Ground cumin is found in many chili recipes in North America and is popular in Latin American, Middle Eastern, Mediterranean and Indian dishes. Cumin is the fruit of a plant in the parsley family and is available ground or in seed form. Ground cumin has a distinct bitter flavor and warm aroma caused by its high oil content. If you are not one for spicy foods or the strength of cumin's distinctive taste, there are other spices with a similar, but weaker, flavor and aroma that can be substituted in most recipes.
Use black cumin instead. A simple fix for cumin's bitter taste, black cumin seeds are smaller and sweeter than the more common amber and white varieties. Black cumin seeds are available whole or ground and have a more complex flavor than other varieties.

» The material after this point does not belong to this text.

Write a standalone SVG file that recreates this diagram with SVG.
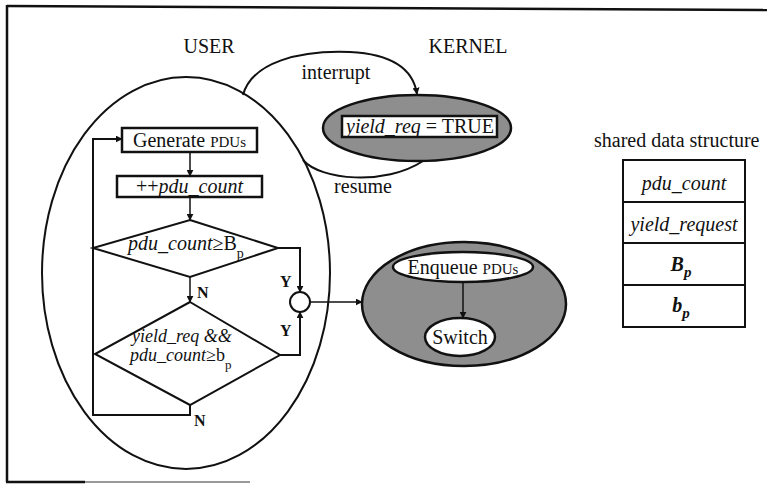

It is hard to substitute black cumin out of a recipe, as it is unique in taste and aroma, but it makes an adequate substitute for amber or white cumin.
Add chili powder instead of cumin. If black cumin is not for you, move on to the easily-available chili powder. Chili powder is available in the spice aisle of most grocery stores and is made from ground chili peppers and other spices. It adds a distinctive spicy flavor to recipes, without the strong taste or bitterness of cumin. Chili powder is an appropriate substitute for cumin in most chili recipes, though in some other recipes it may yield acceptable results
Substitute caraway seeds for cumin. Caraway seeds are a member of the carrot family and are native to Europe and western Asia. Caraway contains similar essential oils to cumin, but they do not have the same bitter flavor or strong aroma. If you use caraway instead of cumin, add only half as much as the recipe calls for.
Mix caraway seeds with anise seeds to add a licorice flavor to your recipe. Anise seeds are closely related to cumin and are often used in conjunction with caraway as a substitute for ground cumin. Try out a variety of cumin alternatives in your cooking to find the one you like the best.